Remembrance in Nablus

In an age of disinformation, spectacle, and erasure, remembrance is revolutionary. Palestine has a rich 20,000 year history. Amid an ongoing catastrophe in the Holy Land that rivals the nakba in 1948, people in Nablus are keepers of memory. 

One such project is the The Cultural Center of the Palestinian Narrative which raises awareness about Palestinian history, including mapping what Palestine was like pre-1948, and archiving witness testimony of ethnic cleansing. 

Interactive Palestinian history archive from The Cultural Center of the Palestinian Narrative

Tanweer, another cultural center in Nablus, in addition to current efforts to introduce art, joy, and more freedom into the public sphere, has chosen to uncover the ancient names of the springs in the Old City of Nablus and surrounding areas. After rediscovering the names, they create and install signs to connect the present with the past and remind people what has been and what will be. In Arabic, the word for spring also means way or path. Names of words and places, like names of people, are often repositories of ancient wisdom. 

Spring sign in Nablus (photo credit: ISM)

Fitra is an Arabic word meaning “original disposition” or “innate nature”. It is common belief in Palestine and throughout the Arab and Muslim world that every person is born innocent with innate goodness, and only through social conditioning are people led to oppression and injustice. And so the inner work that must be done isn’t achieving something far removed from one’s self, but rediscovering, reconnecting with, and remembering one’s original nature. 

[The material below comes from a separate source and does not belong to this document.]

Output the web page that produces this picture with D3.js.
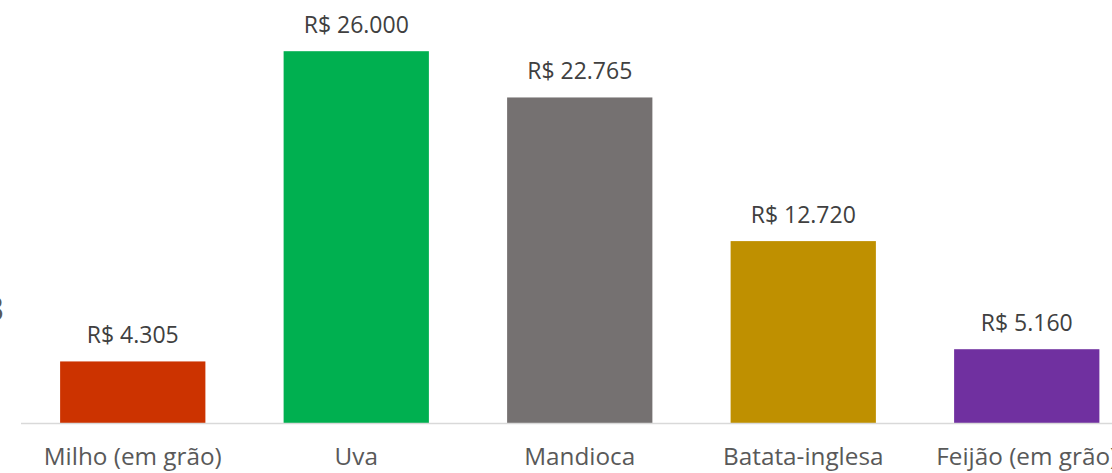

Some of the people honored by Palestinians at the Tanweer Center include ISM activists killed while doing solidarity work (photo credit ISM)

Just as Jewish people throughout the United States, Europe, and the Middle East remember the horrors of their past and honor those who maintained their humanity amid the inhumanity around them, Palestinians remember the horrors of their past (and present), honor those who maintain their humanity amid the inhumanity around them, try to make a way where there is no way, and hope that the people of the world will not watch from afar their extermination, but instead, choose to remember their essential, original, buried under the rubble humanity.